Go through the entries and transcribe each one exactly, dropping the pictures.

========================================

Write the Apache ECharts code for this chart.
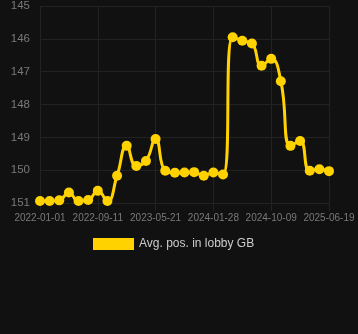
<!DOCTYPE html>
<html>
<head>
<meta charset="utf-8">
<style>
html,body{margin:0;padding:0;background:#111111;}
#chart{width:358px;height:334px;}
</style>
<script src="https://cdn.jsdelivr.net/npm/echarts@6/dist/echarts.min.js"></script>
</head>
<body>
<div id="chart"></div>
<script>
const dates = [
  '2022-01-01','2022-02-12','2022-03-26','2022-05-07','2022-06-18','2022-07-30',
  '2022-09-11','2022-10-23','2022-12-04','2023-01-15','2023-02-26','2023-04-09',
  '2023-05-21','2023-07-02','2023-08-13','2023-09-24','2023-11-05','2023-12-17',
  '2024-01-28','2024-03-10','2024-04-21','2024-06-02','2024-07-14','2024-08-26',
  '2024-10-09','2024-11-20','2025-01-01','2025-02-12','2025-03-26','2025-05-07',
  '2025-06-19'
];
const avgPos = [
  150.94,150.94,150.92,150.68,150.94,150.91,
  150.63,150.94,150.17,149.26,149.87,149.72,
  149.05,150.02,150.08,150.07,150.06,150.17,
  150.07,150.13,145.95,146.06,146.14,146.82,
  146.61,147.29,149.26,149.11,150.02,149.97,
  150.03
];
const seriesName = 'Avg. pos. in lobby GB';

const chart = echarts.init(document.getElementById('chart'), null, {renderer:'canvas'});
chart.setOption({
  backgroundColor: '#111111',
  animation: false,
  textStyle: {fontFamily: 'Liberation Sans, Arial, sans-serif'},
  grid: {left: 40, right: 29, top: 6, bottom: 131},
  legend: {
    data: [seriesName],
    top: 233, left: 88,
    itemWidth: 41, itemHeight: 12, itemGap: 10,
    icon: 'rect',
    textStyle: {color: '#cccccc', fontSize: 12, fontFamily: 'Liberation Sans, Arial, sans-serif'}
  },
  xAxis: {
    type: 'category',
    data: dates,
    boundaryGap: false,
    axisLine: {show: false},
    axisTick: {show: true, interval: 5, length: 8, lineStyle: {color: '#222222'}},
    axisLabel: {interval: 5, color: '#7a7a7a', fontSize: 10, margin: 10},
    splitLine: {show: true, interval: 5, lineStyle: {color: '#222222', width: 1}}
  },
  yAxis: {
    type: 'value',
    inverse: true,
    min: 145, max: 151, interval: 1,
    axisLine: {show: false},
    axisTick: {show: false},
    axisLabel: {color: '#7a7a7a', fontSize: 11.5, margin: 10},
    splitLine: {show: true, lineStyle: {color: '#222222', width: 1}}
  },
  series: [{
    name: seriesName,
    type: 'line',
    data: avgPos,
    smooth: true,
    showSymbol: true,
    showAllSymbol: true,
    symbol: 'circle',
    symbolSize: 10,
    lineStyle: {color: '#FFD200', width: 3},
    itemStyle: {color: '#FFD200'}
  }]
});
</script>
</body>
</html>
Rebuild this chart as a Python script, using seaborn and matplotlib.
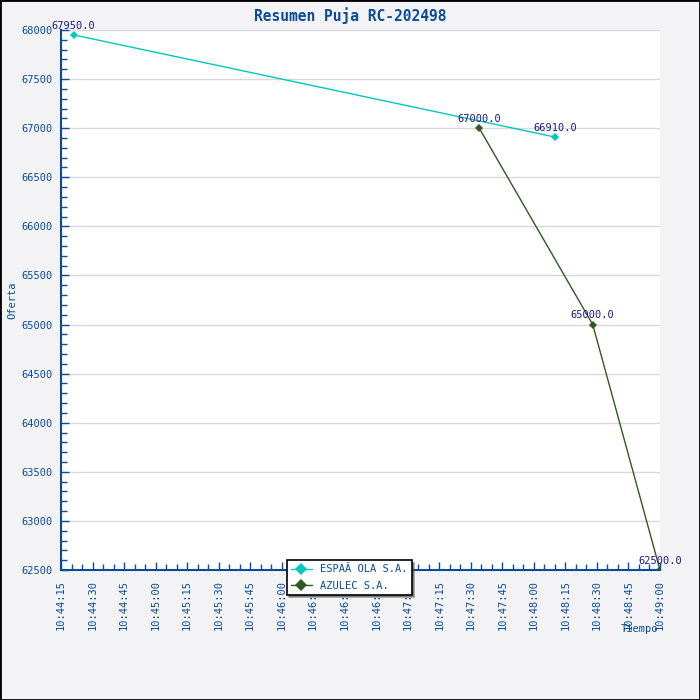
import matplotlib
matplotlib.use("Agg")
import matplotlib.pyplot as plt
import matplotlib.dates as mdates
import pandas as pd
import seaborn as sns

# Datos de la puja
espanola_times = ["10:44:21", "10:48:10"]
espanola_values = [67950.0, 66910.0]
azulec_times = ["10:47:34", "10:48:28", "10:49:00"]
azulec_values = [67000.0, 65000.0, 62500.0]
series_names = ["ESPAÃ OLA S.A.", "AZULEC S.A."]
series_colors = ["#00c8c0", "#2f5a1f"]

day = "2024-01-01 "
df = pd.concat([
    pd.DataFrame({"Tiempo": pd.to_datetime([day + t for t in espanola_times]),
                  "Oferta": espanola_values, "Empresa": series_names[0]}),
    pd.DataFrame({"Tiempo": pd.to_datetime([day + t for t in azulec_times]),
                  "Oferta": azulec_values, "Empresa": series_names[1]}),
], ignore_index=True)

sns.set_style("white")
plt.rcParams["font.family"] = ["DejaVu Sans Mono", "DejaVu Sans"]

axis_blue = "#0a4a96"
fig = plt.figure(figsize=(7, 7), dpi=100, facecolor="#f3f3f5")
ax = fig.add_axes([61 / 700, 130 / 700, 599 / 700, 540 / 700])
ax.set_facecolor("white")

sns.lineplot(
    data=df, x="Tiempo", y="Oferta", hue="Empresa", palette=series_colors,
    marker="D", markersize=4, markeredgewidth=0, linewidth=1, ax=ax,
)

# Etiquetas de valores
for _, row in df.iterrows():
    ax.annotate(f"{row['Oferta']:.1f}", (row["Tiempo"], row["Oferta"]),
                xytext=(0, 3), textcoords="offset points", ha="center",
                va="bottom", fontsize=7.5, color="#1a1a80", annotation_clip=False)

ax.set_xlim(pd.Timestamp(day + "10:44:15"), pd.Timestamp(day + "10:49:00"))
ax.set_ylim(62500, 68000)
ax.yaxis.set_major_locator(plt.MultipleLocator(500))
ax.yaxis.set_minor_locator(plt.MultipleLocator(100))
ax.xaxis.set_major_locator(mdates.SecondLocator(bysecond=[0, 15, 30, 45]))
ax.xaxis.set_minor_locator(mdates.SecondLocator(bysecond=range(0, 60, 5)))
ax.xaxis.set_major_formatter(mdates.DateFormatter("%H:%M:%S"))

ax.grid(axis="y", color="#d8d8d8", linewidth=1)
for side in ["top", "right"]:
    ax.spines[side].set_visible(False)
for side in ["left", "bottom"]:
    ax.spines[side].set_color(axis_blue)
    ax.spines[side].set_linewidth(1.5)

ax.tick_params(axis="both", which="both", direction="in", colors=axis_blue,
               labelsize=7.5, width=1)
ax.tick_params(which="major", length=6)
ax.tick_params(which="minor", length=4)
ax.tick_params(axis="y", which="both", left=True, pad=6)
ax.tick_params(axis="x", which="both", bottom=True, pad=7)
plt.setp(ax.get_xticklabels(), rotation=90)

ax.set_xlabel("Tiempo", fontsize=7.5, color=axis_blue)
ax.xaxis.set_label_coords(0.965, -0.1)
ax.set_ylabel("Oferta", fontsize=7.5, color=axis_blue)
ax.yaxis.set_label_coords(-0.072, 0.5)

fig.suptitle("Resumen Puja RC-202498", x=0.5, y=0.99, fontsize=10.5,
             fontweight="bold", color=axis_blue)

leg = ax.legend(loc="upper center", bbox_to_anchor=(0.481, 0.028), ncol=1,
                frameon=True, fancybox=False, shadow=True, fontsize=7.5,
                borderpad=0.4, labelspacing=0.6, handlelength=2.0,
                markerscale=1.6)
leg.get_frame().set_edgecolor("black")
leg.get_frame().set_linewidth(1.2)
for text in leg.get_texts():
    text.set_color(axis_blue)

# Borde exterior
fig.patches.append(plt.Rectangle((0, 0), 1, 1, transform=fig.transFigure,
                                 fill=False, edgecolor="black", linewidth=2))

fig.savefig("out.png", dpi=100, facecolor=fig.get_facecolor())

========================================

§ Output for this exercise:
Write the Apache ECharts code for this chart.
<!DOCTYPE html>
<html>
<head>
<meta charset="utf-8">
<style>
html,body{margin:0;padding:0;background:#111111;}
#chart{width:358px;height:334px;}
</style>
<script src="https://cdn.jsdelivr.net/npm/echarts@6/dist/echarts.min.js"></script>
</head>
<body>
<div id="chart"></div>
<script>
const dates = [
  '2022-01-01','2022-02-12','2022-03-26','2022-05-07','2022-06-18','2022-07-30',
  '2022-09-11','2022-10-23','2022-12-04','2023-01-15','2023-02-26','2023-04-09',
  '2023-05-21','2023-07-02','2023-08-13','2023-09-24','2023-11-05','2023-12-17',
  '2024-01-28','2024-03-10','2024-04-21','2024-06-02','2024-07-14','2024-08-26',
  '2024-10-09','2024-11-20','2025-01-01','2025-02-12','2025-03-26','2025-05-07',
  '2025-06-19'
];
const avgPos = [
  150.94,150.94,150.92,150.68,150.94,150.91,
  150.63,150.94,150.17,149.26,149.87,149.72,
  149.05,150.02,150.08,150.07,150.06,150.17,
  150.07,150.13,145.95,146.06,146.14,146.82,
  146.61,147.29,149.26,149.11,150.02,149.97,
  150.03
];
const seriesName = 'Avg. pos. in lobby GB';

const chart = echarts.init(document.getElementById('chart'), null, {renderer:'canvas'});
chart.setOption({
  backgroundColor: '#111111',
  animation: false,
  textStyle: {fontFamily: 'Liberation Sans, Arial, sans-serif'},
  grid: {left: 40, right: 29, top: 6, bottom: 131},
  legend: {
    data: [seriesName],
    top: 233, left: 88,
    itemWidth: 41, itemHeight: 12, itemGap: 10,
    icon: 'rect',
    textStyle: {color: '#cccccc', fontSize: 12, fontFamily: 'Liberation Sans, Arial, sans-serif'}
  },
  xAxis: {
    type: 'category',
    data: dates,
    boundaryGap: false,
    axisLine: {show: false},
    axisTick: {show: true, interval: 5, length: 8, lineStyle: {color: '#222222'}},
    axisLabel: {interval: 5, color: '#7a7a7a', fontSize: 10, margin: 10},
    splitLine: {show: true, interval: 5, lineStyle: {color: '#222222', width: 1}}
  },
  yAxis: {
    type: 'value',
    inverse: true,
    min: 145, max: 151, interval: 1,
    axisLine: {show: false},
    axisTick: {show: false},
    axisLabel: {color: '#7a7a7a', fontSize: 11.5, margin: 10},
    splitLine: {show: true, lineStyle: {color: '#222222', width: 1}}
  },
  series: [{
    name: seriesName,
    type: 'line',
    data: avgPos,
    smooth: true,
    showSymbol: true,
    showAllSymbol: true,
    symbol: 'circle',
    symbolSize: 10,
    lineStyle: {color: '#FFD200', width: 3},
    itemStyle: {color: '#FFD200'}
  }]
});
</script>
</body>
</html>
Rebuild this chart as a Python script, using seaborn and matplotlib.
import matplotlib
matplotlib.use("Agg")
import matplotlib.pyplot as plt
import matplotlib.dates as mdates
import pandas as pd
import seaborn as sns

# Datos de la puja
espanola_times = ["10:44:21", "10:48:10"]
espanola_values = [67950.0, 66910.0]
azulec_times = ["10:47:34", "10:48:28", "10:49:00"]
azulec_values = [67000.0, 65000.0, 62500.0]
series_names = ["ESPAÃ OLA S.A.", "AZULEC S.A."]
series_colors = ["#00c8c0", "#2f5a1f"]

day = "2024-01-01 "
df = pd.concat([
    pd.DataFrame({"Tiempo": pd.to_datetime([day + t for t in espanola_times]),
                  "Oferta": espanola_values, "Empresa": series_names[0]}),
    pd.DataFrame({"Tiempo": pd.to_datetime([day + t for t in azulec_times]),
                  "Oferta": azulec_values, "Empresa": series_names[1]}),
], ignore_index=True)

sns.set_style("white")
plt.rcParams["font.family"] = ["DejaVu Sans Mono", "DejaVu Sans"]

axis_blue = "#0a4a96"
fig = plt.figure(figsize=(7, 7), dpi=100, facecolor="#f3f3f5")
ax = fig.add_axes([61 / 700, 130 / 700, 599 / 700, 540 / 700])
ax.set_facecolor("white")

sns.lineplot(
    data=df, x="Tiempo", y="Oferta", hue="Empresa", palette=series_colors,
    marker="D", markersize=4, markeredgewidth=0, linewidth=1, ax=ax,
)

# Etiquetas de valores
for _, row in df.iterrows():
    ax.annotate(f"{row['Oferta']:.1f}", (row["Tiempo"], row["Oferta"]),
                xytext=(0, 3), textcoords="offset points", ha="center",
                va="bottom", fontsize=7.5, color="#1a1a80", annotation_clip=False)

ax.set_xlim(pd.Timestamp(day + "10:44:15"), pd.Timestamp(day + "10:49:00"))
ax.set_ylim(62500, 68000)
ax.yaxis.set_major_locator(plt.MultipleLocator(500))
ax.yaxis.set_minor_locator(plt.MultipleLocator(100))
ax.xaxis.set_major_locator(mdates.SecondLocator(bysecond=[0, 15, 30, 45]))
ax.xaxis.set_minor_locator(mdates.SecondLocator(bysecond=range(0, 60, 5)))
ax.xaxis.set_major_formatter(mdates.DateFormatter("%H:%M:%S"))

ax.grid(axis="y", color="#d8d8d8", linewidth=1)
for side in ["top", "right"]:
    ax.spines[side].set_visible(False)
for side in ["left", "bottom"]:
    ax.spines[side].set_color(axis_blue)
    ax.spines[side].set_linewidth(1.5)

ax.tick_params(axis="both", which="both", direction="in", colors=axis_blue,
               labelsize=7.5, width=1)
ax.tick_params(which="major", length=6)
ax.tick_params(which="minor", length=4)
ax.tick_params(axis="y", which="both", left=True, pad=6)
ax.tick_params(axis="x", which="both", bottom=True, pad=7)
plt.setp(ax.get_xticklabels(), rotation=90)

ax.set_xlabel("Tiempo", fontsize=7.5, color=axis_blue)
ax.xaxis.set_label_coords(0.965, -0.1)
ax.set_ylabel("Oferta", fontsize=7.5, color=axis_blue)
ax.yaxis.set_label_coords(-0.072, 0.5)

fig.suptitle("Resumen Puja RC-202498", x=0.5, y=0.99, fontsize=10.5,
             fontweight="bold", color=axis_blue)

leg = ax.legend(loc="upper center", bbox_to_anchor=(0.481, 0.028), ncol=1,
                frameon=True, fancybox=False, shadow=True, fontsize=7.5,
                borderpad=0.4, labelspacing=0.6, handlelength=2.0,
                markerscale=1.6)
leg.get_frame().set_edgecolor("black")
leg.get_frame().set_linewidth(1.2)
for text in leg.get_texts():
    text.set_color(axis_blue)

# Borde exterior
fig.patches.append(plt.Rectangle((0, 0), 1, 1, transform=fig.transFigure,
                                 fill=False, edgecolor="black", linewidth=2))

fig.savefig("out.png", dpi=100, facecolor=fig.get_facecolor())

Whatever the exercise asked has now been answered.